[start]
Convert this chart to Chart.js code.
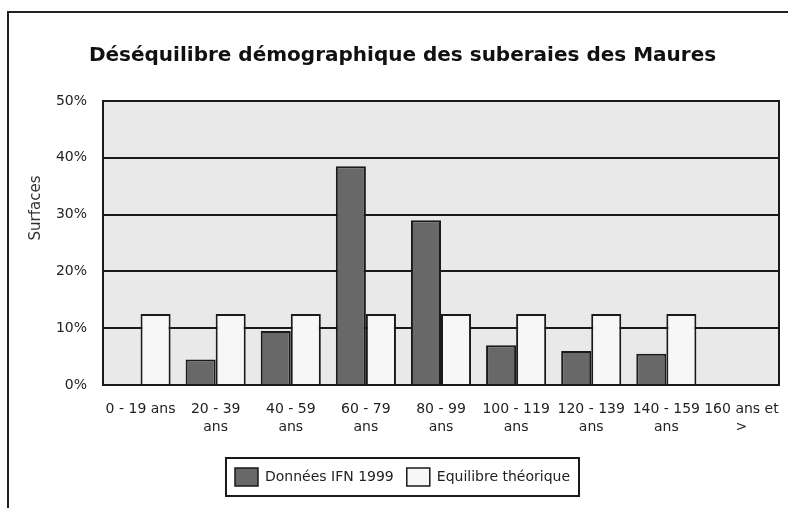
<!DOCTYPE html>
<html>
<head>
<meta charset="utf-8">
<script src="https://cdn.jsdelivr.net/npm/chart.js@4.4.0/dist/chart.umd.min.js"></script>
<style>
  html, body { margin: 0; padding: 0; background: #fff; }
  #wrap { width: 788px; height: 508px; }
</style>
</head>
<body>
<div id="wrap"><canvas id="demo"></canvas></div>
<script>
const ageClasses = [
  "0 - 19 ans",
  ["20 - 39", "ans"],
  ["40 - 59", "ans"],
  ["60 - 79", "ans"],
  ["80 - 99", "ans"],
  ["100 - 119", "ans"],
  ["120 - 139", "ans"],
  ["140 - 159", "ans"],
  ["160 ans et", ">"]
];
const donneesIFN = [0, 4.5, 9.5, 38.5, 29, 7, 6, 5.5, 0];
const equilibre = [12.5, 12.5, 12.5, 12.5, 12.5, 12.5, 12.5, 12.5, 0];
const yTicks = [0, 10, 20, 30, 40, 50];

const FONT = "'DejaVu Sans', Verdana, sans-serif";

// fond gris de la zone de tracé + cadre extérieur
const frame = {
  id: "frame",
  beforeDraw(chart) {
    const { ctx, chartArea: a } = chart;
    ctx.save();
    ctx.fillStyle = "#e9e9e9";
    ctx.fillRect(a.left, a.top, a.right - a.left, a.bottom - a.top);
    ctx.strokeStyle = "#222";
    ctx.lineWidth = 2;
    ctx.strokeRect(8, 12, 800, 520);
    ctx.restore();
  },
  afterDraw(chart) {
    const { ctx, chartArea: a, legend } = chart;
    ctx.save();
    ctx.strokeStyle = "#1a1a1a";
    ctx.lineWidth = 2;
    ctx.strokeRect(a.left, a.top, a.right - a.left, a.bottom - a.top);
    // cadre de la légende
    const boxes = legend.legendHitBoxes;
    if (boxes && boxes.length) {
      const l = Math.min(...boxes.map(b => b.left)) - 9;
      const r = Math.max(...boxes.map(b => b.left + b.width)) + 9;
      const t = Math.min(...boxes.map(b => b.top)) - 10;
      const btm = Math.max(...boxes.map(b => b.top + b.height)) + 10;
      ctx.strokeRect(l, t, r - l, btm - t);
    }
    // titre de l'axe Y
    ctx.translate(36, 208);
    ctx.rotate(-Math.PI / 2);
    ctx.fillStyle = "#333";
    ctx.font = "15px " + FONT;
    ctx.textAlign = "center";
    ctx.textBaseline = "middle";
    ctx.fillText("Surfaces", 0, 0);
    ctx.restore();
  }
};

new Chart(document.getElementById("demo"), {
  type: "bar",
  data: {
    labels: ageClasses,
    datasets: [
      {
        label: "Données IFN 1999",
        data: donneesIFN,
        backgroundColor: "#686868",
        borderColor: "#1a1a1a",
        borderWidth: 2
      },
      {
        label: "Equilibre théorique",
        data: equilibre,
        backgroundColor: "#f7f7f7",
        borderColor: "#1a1a1a",
        borderWidth: 2
      }
    ]
  },
  options: {
    responsive: true,
    maintainAspectRatio: false,
    animation: false,
    categoryPercentage: 0.8,
    barPercentage: 1.0,
    layout: {
      padding: { left: 26, right: 9, top: 0, bottom: 12 }
    },
    plugins: {
      tooltip: { enabled: false },
      title: {
        display: true,
        text: "Déséquilibre démographique des suberaies des Maures",
        color: "#111",
        font: { family: FONT, size: 20, weight: "bold" },
        padding: { top: 44, bottom: 33 }
      },
      legend: {
        position: "bottom",
        labels: {
          color: "#222",
          font: { family: FONT, size: 14 },
          boxWidth: 23,
          boxHeight: 18,
          padding: 13,
          generateLabels(chart) {
            return chart.data.datasets.map((ds, i) => ({
              text: ds.label,
              fillStyle: ds.backgroundColor,
              strokeStyle: "#1a1a1a",
              lineWidth: 1.5,
              datasetIndex: i,
              fontColor: "#222"
            }));
          }
        }
      }
    },
    scales: {
      x: {
        grid: { display: false },
        border: { display: false },
        ticks: {
          color: "#222",
          font: { family: FONT, size: 14, lineHeight: 1.3 },
          maxRotation: 0,
          autoSkip: false,
          padding: 7
        },
        afterFit(scale) { scale.height = 70; }
      },
      y: {
        min: 0,
        max: 50,
        afterBuildTicks(scale) { scale.ticks = yTicks.map(v => ({ value: v })); },
        grid: { color: "#1a1a1a", lineWidth: 2, drawTicks: false },
        border: { display: false },
        ticks: {
          color: "#222",
          font: { family: FONT, size: 14 },
          padding: 16,
          callback: v => v + "%"
        },
        afterFit(scale) { scale.width = 77; }
      }
    }
  },
  plugins: [frame]
});
</script>
</body>
</html>
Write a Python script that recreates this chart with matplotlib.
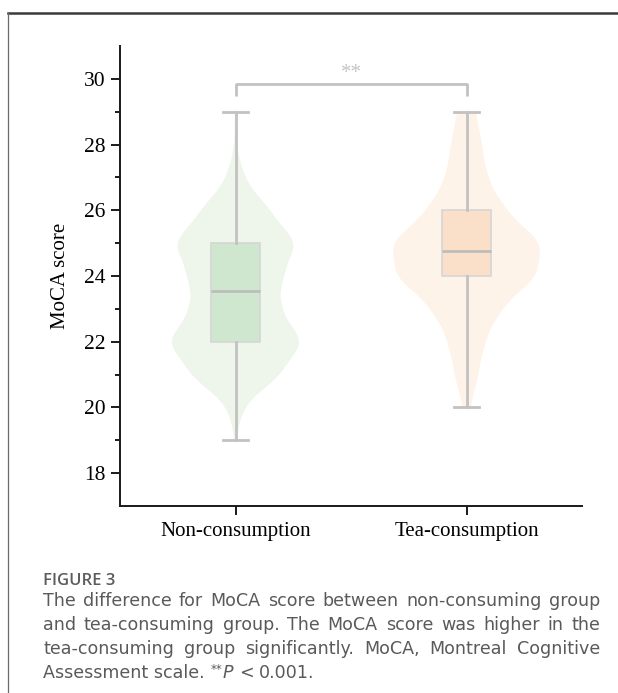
[end]
Give the material again exactly as it is, but keep the pictures out.

## Task solution
Convert this chart to Chart.js code.
<!DOCTYPE html>
<html>
<head>
<meta charset="utf-8">
<script src="https://cdn.jsdelivr.net/npm/chart.js@4.4.0/dist/chart.umd.min.js"></script>
<style>
  html, body { margin: 0; padding: 0; background: #fff; }
  #wrap { width: 788px; height: 508px; }
</style>
</head>
<body>
<div id="wrap"><canvas id="demo"></canvas></div>
<script>
const ageClasses = [
  "0 - 19 ans",
  ["20 - 39", "ans"],
  ["40 - 59", "ans"],
  ["60 - 79", "ans"],
  ["80 - 99", "ans"],
  ["100 - 119", "ans"],
  ["120 - 139", "ans"],
  ["140 - 159", "ans"],
  ["160 ans et", ">"]
];
const donneesIFN = [0, 4.5, 9.5, 38.5, 29, 7, 6, 5.5, 0];
const equilibre = [12.5, 12.5, 12.5, 12.5, 12.5, 12.5, 12.5, 12.5, 0];
const yTicks = [0, 10, 20, 30, 40, 50];

const FONT = "'DejaVu Sans', Verdana, sans-serif";

// fond gris de la zone de tracé + cadre extérieur
const frame = {
  id: "frame",
  beforeDraw(chart) {
    const { ctx, chartArea: a } = chart;
    ctx.save();
    ctx.fillStyle = "#e9e9e9";
    ctx.fillRect(a.left, a.top, a.right - a.left, a.bottom - a.top);
    ctx.strokeStyle = "#222";
    ctx.lineWidth = 2;
    ctx.strokeRect(8, 12, 800, 520);
    ctx.restore();
  },
  afterDraw(chart) {
    const { ctx, chartArea: a, legend } = chart;
    ctx.save();
    ctx.strokeStyle = "#1a1a1a";
    ctx.lineWidth = 2;
    ctx.strokeRect(a.left, a.top, a.right - a.left, a.bottom - a.top);
    // cadre de la légende
    const boxes = legend.legendHitBoxes;
    if (boxes && boxes.length) {
      const l = Math.min(...boxes.map(b => b.left)) - 9;
      const r = Math.max(...boxes.map(b => b.left + b.width)) + 9;
      const t = Math.min(...boxes.map(b => b.top)) - 10;
      const btm = Math.max(...boxes.map(b => b.top + b.height)) + 10;
      ctx.strokeRect(l, t, r - l, btm - t);
    }
    // titre de l'axe Y
    ctx.translate(36, 208);
    ctx.rotate(-Math.PI / 2);
    ctx.fillStyle = "#333";
    ctx.font = "15px " + FONT;
    ctx.textAlign = "center";
    ctx.textBaseline = "middle";
    ctx.fillText("Surfaces", 0, 0);
    ctx.restore();
  }
};

new Chart(document.getElementById("demo"), {
  type: "bar",
  data: {
    labels: ageClasses,
    datasets: [
      {
        label: "Données IFN 1999",
        data: donneesIFN,
        backgroundColor: "#686868",
        borderColor: "#1a1a1a",
        borderWidth: 2
      },
      {
        label: "Equilibre théorique",
        data: equilibre,
        backgroundColor: "#f7f7f7",
        borderColor: "#1a1a1a",
        borderWidth: 2
      }
    ]
  },
  options: {
    responsive: true,
    maintainAspectRatio: false,
    animation: false,
    categoryPercentage: 0.8,
    barPercentage: 1.0,
    layout: {
      padding: { left: 26, right: 9, top: 0, bottom: 12 }
    },
    plugins: {
      tooltip: { enabled: false },
      title: {
        display: true,
        text: "Déséquilibre démographique des suberaies des Maures",
        color: "#111",
        font: { family: FONT, size: 20, weight: "bold" },
        padding: { top: 44, bottom: 33 }
      },
      legend: {
        position: "bottom",
        labels: {
          color: "#222",
          font: { family: FONT, size: 14 },
          boxWidth: 23,
          boxHeight: 18,
          padding: 13,
          generateLabels(chart) {
            return chart.data.datasets.map((ds, i) => ({
              text: ds.label,
              fillStyle: ds.backgroundColor,
              strokeStyle: "#1a1a1a",
              lineWidth: 1.5,
              datasetIndex: i,
              fontColor: "#222"
            }));
          }
        }
      }
    },
    scales: {
      x: {
        grid: { display: false },
        border: { display: false },
        ticks: {
          color: "#222",
          font: { family: FONT, size: 14, lineHeight: 1.3 },
          maxRotation: 0,
          autoSkip: false,
          padding: 7
        },
        afterFit(scale) { scale.height = 70; }
      },
      y: {
        min: 0,
        max: 50,
        afterBuildTicks(scale) { scale.ticks = yTicks.map(v => ({ value: v })); },
        grid: { color: "#1a1a1a", lineWidth: 2, drawTicks: false },
        border: { display: false },
        ticks: {
          color: "#222",
          font: { family: FONT, size: 14 },
          padding: 16,
          callback: v => v + "%"
        },
        afterFit(scale) { scale.width = 77; }
      }
    }
  },
  plugins: [frame]
});
</script>
</body>
</html>
Write a Python script that recreates this chart with matplotlib.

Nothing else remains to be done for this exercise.